The Energy Corridors
The narrow sea lanes, pipelines, and terminals that quietly move the world’s energy.
Ledger Report
Energy rarely moves in straight lines.
It follows routes.
Across oceans, through narrow straits, across deserts, and beneath continents. Tankers carry oil between producing regions and the countries that depend on it. Pipelines stretch thousands of miles across land. Liquefied natural gas travels by ship between export terminals and distant ports.
But like trade, energy does not move evenly across the map.
It moves through corridors.
And many of those corridors are incredibly narrow.
The Narrow Passages That Power the World
Take the Strait of Hormuz.
This thin channel between Iran and Oman carries a significant portion of the world’s oil exports every day. Tankers leaving the Persian Gulf must pass through it on their way to Asia, Europe, and beyond.
Or the Suez Canal.
By connecting the Mediterranean to the Red Sea, it allows energy shipments to move between the Middle East and Europe without sailing around the entire African continent.
Further south sits the Bab el-Mandeb Strait, another narrow passage linking the Red Sea to the wider Indian Ocean.
Disruptions in any of these places ripple quickly through global energy markets.
Pipelines Beneath the Surface
Not all energy moves by sea.
Across continents, pipelines quietly move enormous volumes of oil and natural gas.
Russian pipelines run west toward Europe.

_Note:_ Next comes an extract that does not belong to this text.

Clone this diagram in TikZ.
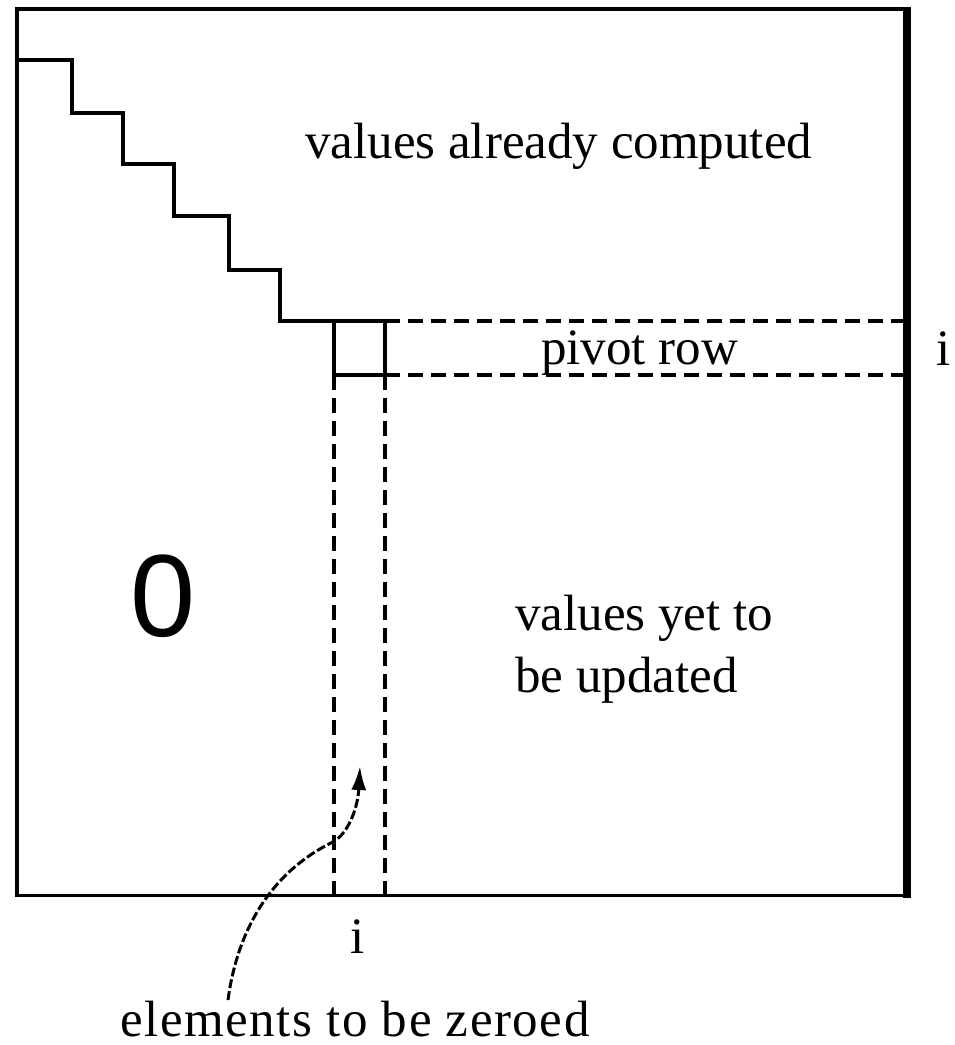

Central Asian pipelines connect inland fields to distant markets. North America has its own dense network of lines moving energy from producing basins to refineries and export terminals.
Most of this infrastructure remains invisible to the public.
But it forms the backbone of the global energy system.
A System Built on Corridors
From sea lanes to pipelines to LNG shipping routes, the global energy system depends on a surprisingly small number of corridors.
These routes shape prices, influence geopolitics, and determine how quickly energy can move when supply shifts.
Understanding where those corridors are — and how they connect — reveals a great deal about how the modern world actually runs.